The ability to bridge this discord and build and sustain effective peer relationships is a “game-changer” for most leaders.
It is a true selection differentiator when it comes to consideration and success at the most senior levels.
That is, those who do this well usually go on to senior executive roles where they execute these roles successfully.
Those that don’t…simply don’t.
Their careers are often derailed at one level below.
Possible derailment factors, culled in studies done by V.J.Benz (1967) who did a 30-year study on the subject, concluded that one major reason for leader incompetence was their inability to form effective relationships, cross-functionally or otherwise.
Another study performed by Lombardo & McCall who were inspired by Bentz to conduct similar research in 1983, concluded that the most frequent reason for leadership derailment was insensitivity to others (read as peers)
Why is this?
3 Ways To Create Positive, Cross-Functional Relationships
In our experience the answer to this has three reasons that are interrelated:
1.) Those that effectively build cross-functional relationships with their Peers understand that their most important Team is their Peers and not their Direct Reports.
Do you look at your “world of work” in this way.
If not it’s time for you to play catch-up as some 40 years ago Peter Drucker wrote in his book The Effective Executive (1966):
“The people who are the most important to the effectiveness of an executive are not the people over whom he has direct control.

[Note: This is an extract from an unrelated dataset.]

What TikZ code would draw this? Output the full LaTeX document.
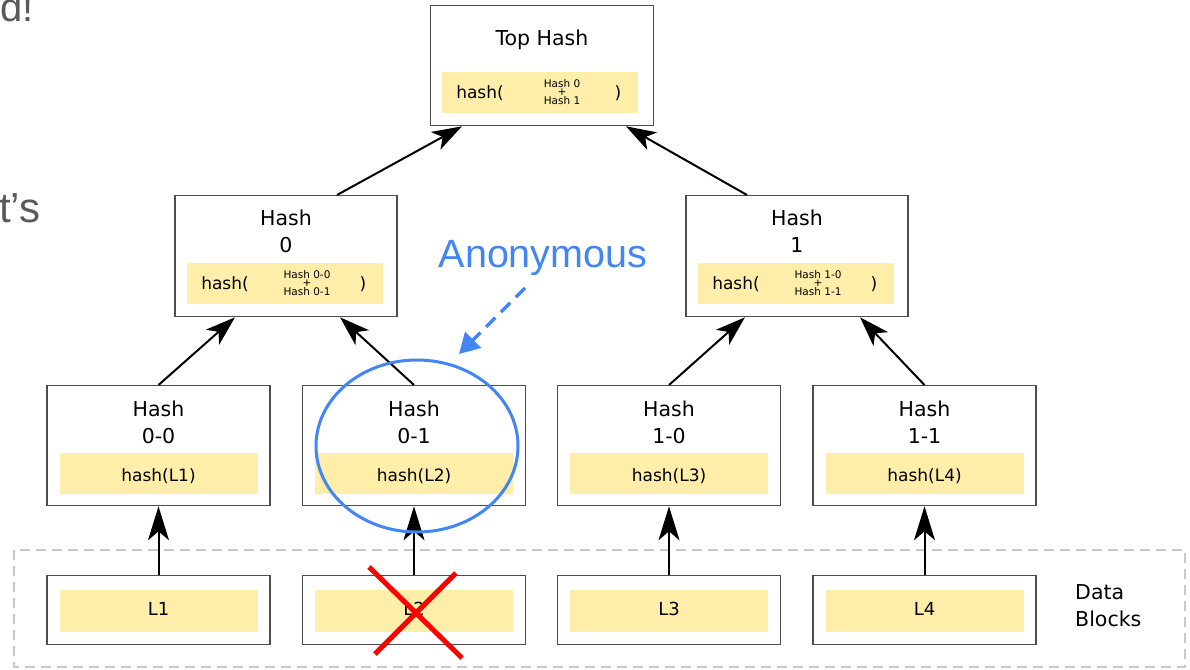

They are people in other areas, the people who are “sideways”…his Peers…Unless the executive can reach these people, can make his contribution effective for them and in their work, he has no effectiveness at all.”

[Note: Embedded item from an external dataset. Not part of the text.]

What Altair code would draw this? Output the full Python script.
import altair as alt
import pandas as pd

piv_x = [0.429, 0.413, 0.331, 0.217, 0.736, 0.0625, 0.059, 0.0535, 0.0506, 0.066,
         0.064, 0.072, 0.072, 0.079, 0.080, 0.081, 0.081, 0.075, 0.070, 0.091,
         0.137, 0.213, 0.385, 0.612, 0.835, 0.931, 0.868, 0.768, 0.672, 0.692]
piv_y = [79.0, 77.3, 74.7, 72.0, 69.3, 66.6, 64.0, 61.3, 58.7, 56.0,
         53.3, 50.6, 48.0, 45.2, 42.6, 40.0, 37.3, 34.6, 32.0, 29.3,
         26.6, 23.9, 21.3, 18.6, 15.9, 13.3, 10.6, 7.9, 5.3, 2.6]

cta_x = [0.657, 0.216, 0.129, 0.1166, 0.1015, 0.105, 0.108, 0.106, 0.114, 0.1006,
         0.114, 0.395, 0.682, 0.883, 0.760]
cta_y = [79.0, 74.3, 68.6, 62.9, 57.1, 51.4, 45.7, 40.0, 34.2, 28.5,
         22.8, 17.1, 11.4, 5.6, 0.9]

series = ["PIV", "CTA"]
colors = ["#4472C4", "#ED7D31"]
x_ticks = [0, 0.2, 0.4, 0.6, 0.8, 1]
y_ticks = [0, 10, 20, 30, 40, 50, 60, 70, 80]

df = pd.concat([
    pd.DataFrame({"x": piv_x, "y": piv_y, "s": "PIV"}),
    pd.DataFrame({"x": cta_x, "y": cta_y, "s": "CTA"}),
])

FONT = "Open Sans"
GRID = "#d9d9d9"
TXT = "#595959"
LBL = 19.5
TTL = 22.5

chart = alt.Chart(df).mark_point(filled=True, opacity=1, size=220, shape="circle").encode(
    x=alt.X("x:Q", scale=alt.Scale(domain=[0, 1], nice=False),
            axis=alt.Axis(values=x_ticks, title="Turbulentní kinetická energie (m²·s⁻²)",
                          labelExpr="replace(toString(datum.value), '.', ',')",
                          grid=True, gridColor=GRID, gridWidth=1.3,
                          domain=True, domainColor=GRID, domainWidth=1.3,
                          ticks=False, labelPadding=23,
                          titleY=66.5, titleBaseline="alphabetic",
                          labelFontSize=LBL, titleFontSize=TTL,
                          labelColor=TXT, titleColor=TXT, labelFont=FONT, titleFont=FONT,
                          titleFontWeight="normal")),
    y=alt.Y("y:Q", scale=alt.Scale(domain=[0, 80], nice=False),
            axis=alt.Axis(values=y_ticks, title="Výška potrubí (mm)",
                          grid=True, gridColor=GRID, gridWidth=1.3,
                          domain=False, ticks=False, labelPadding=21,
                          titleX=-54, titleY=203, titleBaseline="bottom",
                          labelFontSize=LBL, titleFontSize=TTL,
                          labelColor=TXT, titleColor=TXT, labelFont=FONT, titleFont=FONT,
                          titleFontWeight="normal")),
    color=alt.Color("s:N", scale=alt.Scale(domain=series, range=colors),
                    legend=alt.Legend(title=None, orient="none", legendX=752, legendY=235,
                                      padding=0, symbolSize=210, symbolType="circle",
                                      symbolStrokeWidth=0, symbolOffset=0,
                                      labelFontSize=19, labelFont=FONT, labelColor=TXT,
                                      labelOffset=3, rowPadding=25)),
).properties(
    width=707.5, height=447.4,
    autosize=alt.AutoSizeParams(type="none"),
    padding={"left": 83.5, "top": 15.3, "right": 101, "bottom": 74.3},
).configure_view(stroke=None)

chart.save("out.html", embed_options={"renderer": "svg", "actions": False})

2.) Those that effectively build relationships understand that effective leadership is not about them. It is about others.
Our friend and colleague Jim Kouzes writes in his book entitled The Truth About Leadership (based on 30 years of research):
“Leadership is a team sport, and you need to engage others in the cause. What strengthens and sustains the relationship between leader and constituent (read as Peers) is that leaders are obsessed with what is best for others, not what is best for themselves.”
3.) Those that effectively build relationships have a strong sense of self-regard. They understand their strengths and limitations and acknowledge them…. publicly.
In our decades of working with, developing, and coaching executives it is without a doubt that collectively they have more than enough skill and intelligence to be highly successful.
From our point of view what set the best ones apart is their ability to know their limitations, surround themselves with others who fill their gaps, and perhaps most important of all, freely and openly admit to their Peers that they are aware of and comfortable with their shortcomings.
In conclusion, leaders who create effective Peer relationships do the following effectively:
- They understand that their Peers are their most important Team, their Direct Reports are second
- They understand that Leadership is about making others successful over themselves
- They know their strengths and limitations and acknowledge them publically
- There is indeed a high return on investment for the organization if Peer relationships are working effectively
Clearly, it leads to more efficient use of time and resources with the easy exchange of both ideas and talent.
In addition, leaders who do this well attract and retain better employees and inspire them to be relationship builders too.
As a result, they build companies that clients trust, stick with and enthusiastically recommend to others.